Religious institutions and nonprofit colleges in California could soon turn their parking lots and other properties into low-income housing to help combat the ongoing homeless crisis, lawmakers voted on Thursday.
The legislation would rezone land owned by nonprofit colleges and religious institutions, such as churches, mosques, and synagogues, to allow for affordable housing. They would be able to bypass most local permitting and environmental review rules that can be costly and lengthy.
California is home to 171,000 homeless people — about 30% of all homeless people in the U.S. The crisis has sparked a movement among religious institutions, dubbed “yes in God’s backyard,” or “YIGBY,” in cities across the state, with a number of projects already in the works.
The bill would also require school boards to approve instructional materials that include accurate depictions of LGBTQ+ people and their contributions. It would ban school boards from rejecting textbooks because they mention the contributions of people with a particular racial background or sexual orientation.
For all the failures of my state (see 30% of all unhoused in the US without tearing our teeth out to solve it (that’s a movie reference)), this is about as anti-Florida as one could get. I’m proud of this.
yigby is a pretty funny play on the whole thing.

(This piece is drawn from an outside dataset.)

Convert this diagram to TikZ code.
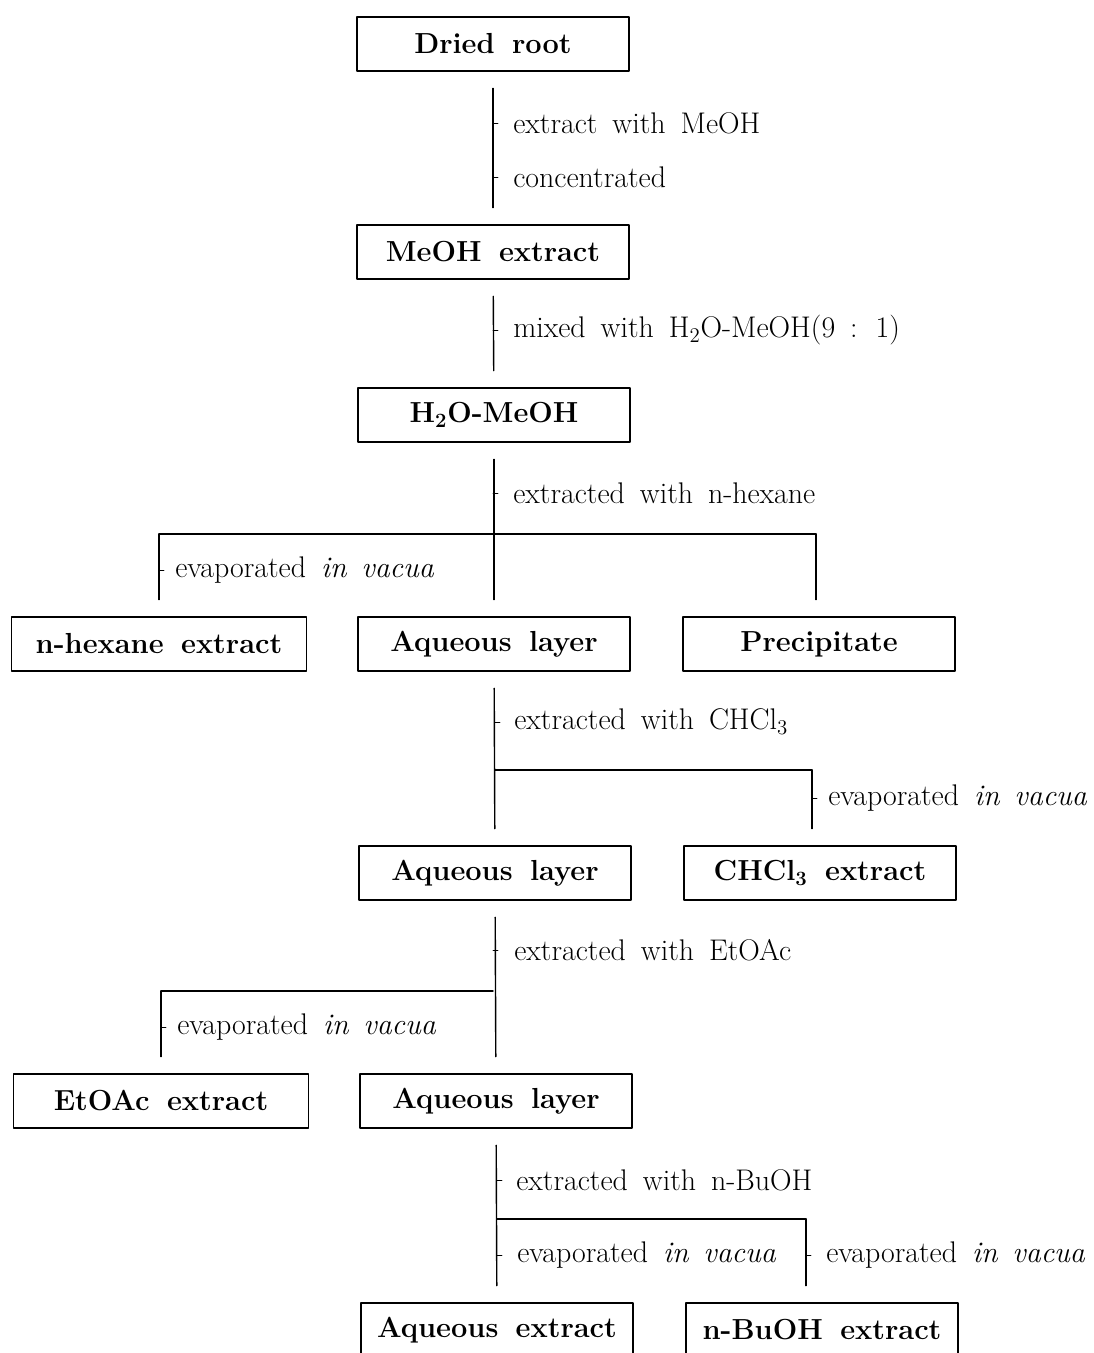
\documentclass[tikz,border=0pt]{standalone}
\newcommand\condfont{\fontsize{17}{20}\selectfont\spaceskip 0.5em\relax}
\newcommand\boxfont{\fontsize{16.5}{20}\selectfont\bfseries\spaceskip 0.6em\relax}
\begin{document}
\begin{tikzpicture}[x=0.02cm,y=-0.02cm,line cap=round,line join=round]
	\tikzset{every node/.style={font=\condfont},
		box/.style={draw,line width=1pt,minimum width=5.44cm,minimum height=1.08cm,font=\boxfont},
		wbox/.style={box,minimum width=5.9cm},
		cond/.style={anchor=west,inner sep=0pt},
		flow/.style={line width=0.8pt,shorten <=0.33cm,shorten >=0.33cm},
		link/.style={line width=0.8pt}}
	\useasboundingbox (0,0) rectangle (1093,1353);
	% boxes
	\node[box] (root) at (493,44) {Dried root};
	\node[box] (meoh) at (493,252) {MeOH extract};
	\node[box] (h2o) at (494,415) {H\textsubscript{2}O-MeOH};
	\node[wbox] (hex) at (159,644) {n-hexane extract};
	\node[box] (aq1) at (494,644) {Aqueous layer};
	\node[box] (prec) at (819,644) {Precipitate};
	\node[box] (aq2) at (495,873) {Aqueous layer};
	\node[box] (chcl) at (820,873) {CHCl\textsubscript{3} extract};
	\node[wbox] (etoac) at (161,1101) {EtOAc extract};
	\node[box] (aq3) at (496,1101) {Aqueous layer};
	\node[box] (aqex) at (497,1330) {Aqueous extract};
	\node[box] (buoh) at (822,1330) {n-BuOH extract};
	% junctions
	\coordinate (j1) at (494,534);
	\coordinate (j2) at (495,770);
	\coordinate (j3) at (493,991);
	\coordinate (j4) at (497,1219);
	\coordinate (k1) at (816,534);
	\coordinate (k2) at (812,770);
	\coordinate (k4) at (806,1219);
	% connectors
	\draw[flow] (root) -- (meoh);
	\draw[flow] (meoh) -- (h2o);
	\draw[flow] (h2o) -- (aq1);
	\draw[link] (hex.north |- j1) -- (k1);
	\draw[link,shorten >=0.33cm] (hex.north |- j1) -- (hex.north);
	\draw[link,shorten >=0.33cm] (k1) -- (k1 |- prec.north);
	\draw[flow] (aq1) -- (aq2);
	\draw[link] (j2) -- (k2);
	\draw[link,shorten >=0.33cm] (k2) -- (k2 |- chcl.north);
	\draw[flow] (aq2) -- (aq3);
	\draw[link] (j3) -- (etoac.north |- j3);
	\draw[link,shorten >=0.33cm] (etoac.north |- j3) -- (etoac.north);
	\draw[flow] (aq3) -- (aqex);
	\draw[link] (j4) -- (k4);
	\draw[link,shorten >=0.33cm] (k4) -- (k4 |- buoh.north);
	% conditions
	\node[cond] (l1) at (513,123) {extract with MeOH};
	\node[cond] (l2) at (513,177) {concentrated};
	\node[cond] (l3) at (513,330) {mixed with H\textsubscript{2}O-MeOH(9 : 1)};
	\node[cond] (l4) at (513,493) {extracted with n-hexane};
	\node[cond] (l5) at (175,570) {evaporated \textit{in vacua}};
	\node[cond] (l6) at (514,722) {extracted with CHCl\textsubscript{3}};
	\node[cond] (l7) at (828,798) {evaporated \textit{in vacua}};
	\node[cond] (l8) at (514,950) {extracted with EtOAc};
	\node[cond] (l9) at (177,1027) {evaporated \textit{in vacua}};
	\node[cond] (l10) at (516,1180) {extracted with n-BuOH};
	\node[cond] (l11) at (517,1255) {evaporated \textit{in vacua}};
	\node[cond] (l12) at (826,1255) {evaporated \textit{in vacua}};
	\foreach \n/\d in {l1/20,l2/20,l3/20,l4/20,l5/16,l6/19,l7/16,l8/21,l9/16,l10/19,l11/20,l12/20}
		\draw[thin] (\n.west) ++(-\d,0) -- ++(5,0);
\end{tikzpicture}
\end{document}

mmmm. While I like the idea of dismantling any barrier to building more-affordable housing, I really don’t like putting churches in the position of having the homeless be beholden to them. Part of the reason so many churches object to public anti-poverty/anti-homeless policy is that they’re angling for the bar to be lower so they can leverage people’s desperation into the opportunity to proselytize to them and convert them to their faith.
I am reminded that Jesus didn’t command his followers to keep people hungry and poor in order to make them into believers of Jesus, he said that helping the poor and downtrodden is the way to come to know Him.
Keep the church out of the poverty business, thanks. Also while we’re at it, never ever forget that it costs the public more in taxpayer money and resources to keep homeless people homeless than it does to put them in an apartment and give them some time with a social worker.